Marengo Academy enjoys growth, expansion, renewed focus

LINDEN – Marengo Academy is undergoing a change.

This year the school has seen an increase of 57 students in K-12, said Robby James, headmaster, bringing the total enrollment to 217. He couldn’t point to one reason for the dramatic increase in the number of students.

MA Board of Directors member Kevin Dixon helps spruce up the gym.

MA board member Kevin Dixon helps spruce up the gym.

“It’s been a lot of things happening with our school,” James said. “We’re on a project to improve our buildings” as well as adding some academic classes to the school.

While Marengo Academy never has been officially designated as a Christian school, James said it has always been the focus to do things in a Christian manner. Beginning this year every grade from 7 through 12 will be taking a semester-long Bible class.

He stressed that the class will be a study of the Bible, not of any specific religious denomination.

The new influx of students won’t cause any problems with space, the headmaster continued. At one time Marengo Academy had between 500 to 600 students. Since the increased enrollment is spread across elementary and high school, no new teachers have been hired.

The high school is trying to include several electives for the students, including health, speech and nutrition, James continued. Also being added is a career development class to encourage students to examine different vocations to pursue after high school graduation.

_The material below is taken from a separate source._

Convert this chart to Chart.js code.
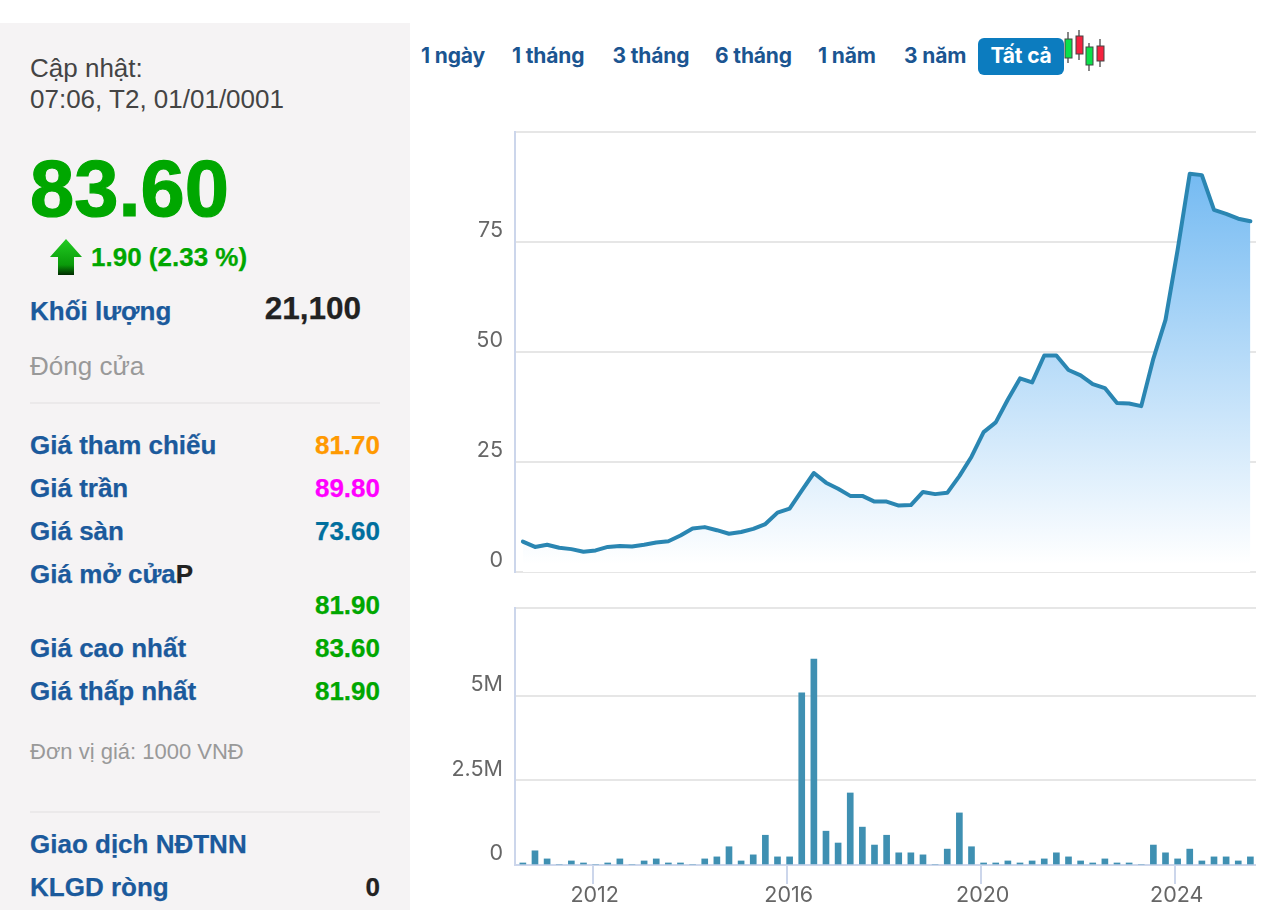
<!DOCTYPE html>
<html lang="vi"><head><meta charset="utf-8">
<script src="https://cdn.jsdelivr.net/npm/chart.js@4"></script>
<style>
html,body{margin:0;padding:0;background:#fff;width:1284px;height:910px;overflow:hidden}
#panel{position:absolute;left:0;top:23px;width:410px;height:887px;background:#f5f3f4}
.t{position:absolute;white-space:nowrap;font-family:"Liberation Sans",Arial,sans-serif;line-height:30px;font-size:26px;transform:translateY(-15px)}
.b{font-weight:700;-webkit-text-stroke:.25px currentColor}.blue{color:#1b5a9c}.r{right:904px;text-align:right}.l{left:30px}
.rule{position:absolute;left:30px;width:350px;height:2px;background:#ebe9ea}
.btn{position:absolute;top:38px;height:37px;font:700 21px/35px Inter,sans-serif;color:#1b5591;letter-spacing:-.15px;white-space:nowrap}
.btn.on{left:978px;width:86px;background:#0c7cbf;color:#fff;border-radius:6px;text-align:center}
canvas{position:absolute;display:block}
</style></head><body>
<div id="panel"></div>
<div class="t l" style="top:68px;color:#444">Cập nhật:</div>
<div class="t l" style="top:99px;color:#444">07:06, T2, 01/01/0001</div>
<div class="t b" style="left:30px;top:189px;font-size:79.5px;line-height:90px;transform:translateY(-45px);color:#00a700;-webkit-text-stroke:1.2px #00a700">83.60</div>
<svg style="position:absolute;left:49px;top:239px" width="34" height="37" viewBox="0 0 34 37"><defs><linearGradient id="ar" x1="0" y1="0" x2="0" y2="1"><stop offset="0" stop-color="#22cc22"/><stop offset=".72" stop-color="#0a9a0a"/><stop offset="1" stop-color="#002a00"/></linearGradient></defs><path d="M17 0L33 18H25V36H9V18H1Z" fill="url(#ar)"/></svg>
<div class="t b" style="left:91px;top:257px;color:#00a700">1.90 (2.33 %)</div>
<div class="t b blue l" style="top:311px">Khối lượng</div>
<div class="t b" style="right:923px;top:308px;font-size:31.5px;color:#222">21,100</div>
<div class="t l" style="top:366px;color:#999">Đóng cửa</div>
<div class="rule" style="top:402px"></div>
<div class="t b blue l" style="top:445px">Giá tham chiếu</div><div class="t b r" style="top:445px;color:#f90">81.70</div>
<div class="t b blue l" style="top:488px">Giá trần</div><div class="t b r" style="top:488px;color:#f0f">89.80</div>
<div class="t b blue l" style="top:531px">Giá sàn</div><div class="t b r" style="top:531px;color:#006f9e">73.60</div>
<div class="t b blue l" style="top:574px">Giá mở cửa<span style="color:#222">P</span></div>
<div class="t b r" style="top:605px;color:#00a700">81.90</div>
<div class="t b blue l" style="top:648px">Giá cao nhất</div><div class="t b r" style="top:648px;color:#00a700">83.60</div>
<div class="t b blue l" style="top:691px">Giá thấp nhất</div><div class="t b r" style="top:691px;color:#00a700">81.90</div>
<div class="t l" style="top:752px;font-size:22px;color:#999">Đơn vị giá: 1000 VNĐ</div>
<div class="rule" style="top:811px"></div>
<div class="t b blue l" style="top:844px">Giao dịch NĐTNN</div>
<div class="t b blue l" style="top:887px">KLGD ròng</div><div class="t b r" style="top:887px;color:#222">0</div>

<div class="btn" style="left:421px">1 ngày</div>
<div class="btn" style="left:512px">1 tháng</div>
<div class="btn" style="left:612.5px">3 tháng</div>
<div class="btn" style="left:715px">6 tháng</div>
<div class="btn" style="left:818px">1 năm</div>
<div class="btn" style="left:904px">3 năm</div>
<div class="btn on">Tất cả</div>
<svg style="position:absolute;left:1064px;top:30px" width="42" height="42" viewBox="0 0 42 42">
<g stroke="#555" stroke-width="1.4"><line x1="4" y1="2" x2="4" y2="33"/><line x1="15" y1="0" x2="15" y2="30"/><line x1="25" y1="13" x2="25" y2="41"/><line x1="36" y1="9" x2="36" y2="37"/></g>
<g stroke="#444" stroke-width="1"><rect x="1" y="9" width="7" height="19" fill="#0be04a"/><rect x="12" y="6" width="7" height="18" fill="#f5223f"/><rect x="22" y="17" width="7" height="18" fill="#0be04a"/><rect x="33" y="16" width="7" height="15" fill="#f5223f"/></g></svg>

<canvas id="priceChart" style="left:410px;top:122px;width:846px;height:454px"></canvas>
<canvas id="volumeChart" style="left:410px;top:598px;width:846px;height:312px"></canvas>

<script>
const quarters = [2010.56,2010.81,2011.06,2011.31,2011.56,2011.81,2012.06,2012.31,2012.56,2012.81,2013.06,2013.31,2013.56,2013.81,2014.06,2014.31,2014.56,2014.81,2015.06,2015.31,2015.56,2015.81,2016.06,2016.31,2016.56,2016.81,2017.06,2017.31,2017.56,2017.81,2018.06,2018.31,2018.56,2018.81,2019.06,2019.31,2019.56,2019.81,2020.06,2020.31,2020.56,2020.81,2021.06,2021.31,2021.56,2021.81,2022.06,2022.31,2022.56,2022.81,2023.06,2023.31,2023.56,2023.81,2024.06,2024.31,2024.56,2024.81,2025.06,2025.31,2025.56];
const closePrices = [6.9,5.7,6.2,5.5,5.2,4.6,4.9,5.7,5.9,5.8,6.2,6.7,7.0,8.3,9.9,10.2,9.5,8.7,9.1,9.8,10.9,13.5,14.4,18.5,22.5,20.3,18.9,17.3,17.3,16.0,16.0,15.1,15.2,18.2,17.7,18.0,21.8,26.2,31.8,34.0,39.2,44.0,43.1,49.2,49.2,45.9,44.7,42.7,41.8,38.4,38.3,37.7,48.5,57.3,73.2,90.5,90.2,82.3,81.4,80.3,79.7];
const volumes = [0.06,0.42,0.18,0,0.12,0.06,0,0.06,0.18,0,0.12,0.18,0.06,0.06,0,0.18,0.24,0.54,0.12,0.30,0.88,0.24,0.24,5.09,6.09,1.00,0.65,2.13,1.12,0.59,0.88,0.36,0.36,0.30,0,0.47,1.54,0.54,0.06,0.06,0.12,0.06,0.12,0.18,0.36,0.24,0.12,0.06,0.18,0.06,0.06,0,0.59,0.36,0.18,0.47,0.12,0.24,0.24,0.12,0.24];
const priceTicks = [0,25,50,75,100];
const volumeTicks = [0,2.5,5];
const yearTicks = [2012,2016,2020,2024];
const xMin = 2010.398, xMax = 2025.676;
const labelFont = {family:'Inter, sans-serif', size:21.5};
const GRID = '#e6e6e6', AXIS = '#ccd6eb', LABEL = '#666';
const Y_WIDTH = 105;

function fixedTicks(list){ return s => { s.ticks = list.map(v => ({value:v})); }; }

new Chart(document.getElementById('priceChart'), {
  type:'line',
  data:{datasets:[{
    data:quarters.map((q,i)=>({x:q,y:closePrices[i]})),
    borderColor:'#2a86b2', borderWidth:4, pointRadius:0, tension:0, fill:'origin',
    borderCapStyle:'round', borderJoinStyle:'round',
    backgroundColor(ctx){
      const a = ctx.chart.chartArea; if(!a) return 'transparent';
      const g = ctx.chart.ctx.createLinearGradient(0,a.top+40,0,a.bottom-8);
      g.addColorStop(0,'rgba(116,186,242,1)'); g.addColorStop(1,'rgba(255,255,255,1)');
      return g;
    }
  }]},
  options:{
    responsive:false, animation:false, devicePixelRatio:1,
    layout:{padding:{top:10,right:0,bottom:4,left:0}},
    plugins:{legend:{display:false},tooltip:{enabled:false}},
    scales:{
      x:{type:'linear',min:xMin,max:xMax,display:false},
      y:{min:0,max:100,position:'left',
        afterBuildTicks:fixedTicks(priceTicks),
        afterFit(s){s.width=Y_WIDTH;s.paddingTop=0;s.paddingBottom=0;},
        border:{color:AXIS,width:2},
        grid:{color:GRID,lineWidth:2,drawTicks:false},
        ticks:{font:labelFont,color:LABEL,padding:12,labelOffset:-11,autoSkip:false,
          callback:v=>v===100?'':String(v)}
      }
    }
  }
});

new Chart(document.getElementById('volumeChart'), {
  type:'bar',
  data:{datasets:[{
    data:quarters.map((q,i)=>({x:q,y:volumes[i]})),
    backgroundColor:'#3f90b2', barThickness:6, borderWidth:0
  }]},
  options:{
    responsive:false, animation:false, devicePixelRatio:1,
    layout:{padding:{top:10,right:0,bottom:0,left:0}},
    plugins:{legend:{display:false},tooltip:{enabled:false}},
    scales:{
      x:{type:'linear',min:xMin,max:xMax,offset:false,
        afterBuildTicks:fixedTicks(yearTicks),
        afterFit(s){s.height=45;s.paddingLeft=0;s.paddingRight=0;},
        border:{color:AXIS,width:2},
        grid:{offset:false,drawOnChartArea:false,drawTicks:true,tickLength:19,color:AXIS,lineWidth:2},
        ticks:{font:labelFont,color:LABEL,padding:-1,labelOffset:2,maxRotation:0,autoSkip:false,callback:v=>String(v)}
      },
      y:{min:0,max:7.6,position:'left',
        afterBuildTicks:s=>{s.ticks=volumeTicks.concat([7.6]).map(v=>({value:v}));},
        afterFit(s){s.width=Y_WIDTH;s.paddingTop=0;s.paddingBottom=0;},
        border:{color:AXIS,width:2},
        grid:{color:GRID,lineWidth:2,drawTicks:false},
        ticks:{font:labelFont,color:LABEL,padding:12,labelOffset:-11,autoSkip:false,
          callback:v=>v===7.6?'':(v===0?'0':v+'M')}
      }
    }
  }
});
</script>
</body></html>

James, who has been headmaster for six years, said many of the local businesses and area paper mills work with Marengo Academy to support the various programs, especially sports.

To improve the physical plant, the high school and gymnasium buildings are being resurfaced, coated with a covering for better protection, insulation and water proofing. The gym also has been repainted and given a new floor as well as having new lights installed.

“It looks like a whole new gym,” said James.

The elementary school is being painted and cleaned up, but plans are now to merge the two campuses into one within the next two years, he said. The day care, which now has 14 children, will continue.

James said the school hasn’t gone out to recruit students. The families came on their own.

“We want people to know the kids will be safe,” he said, and that they will be in a Christian environment.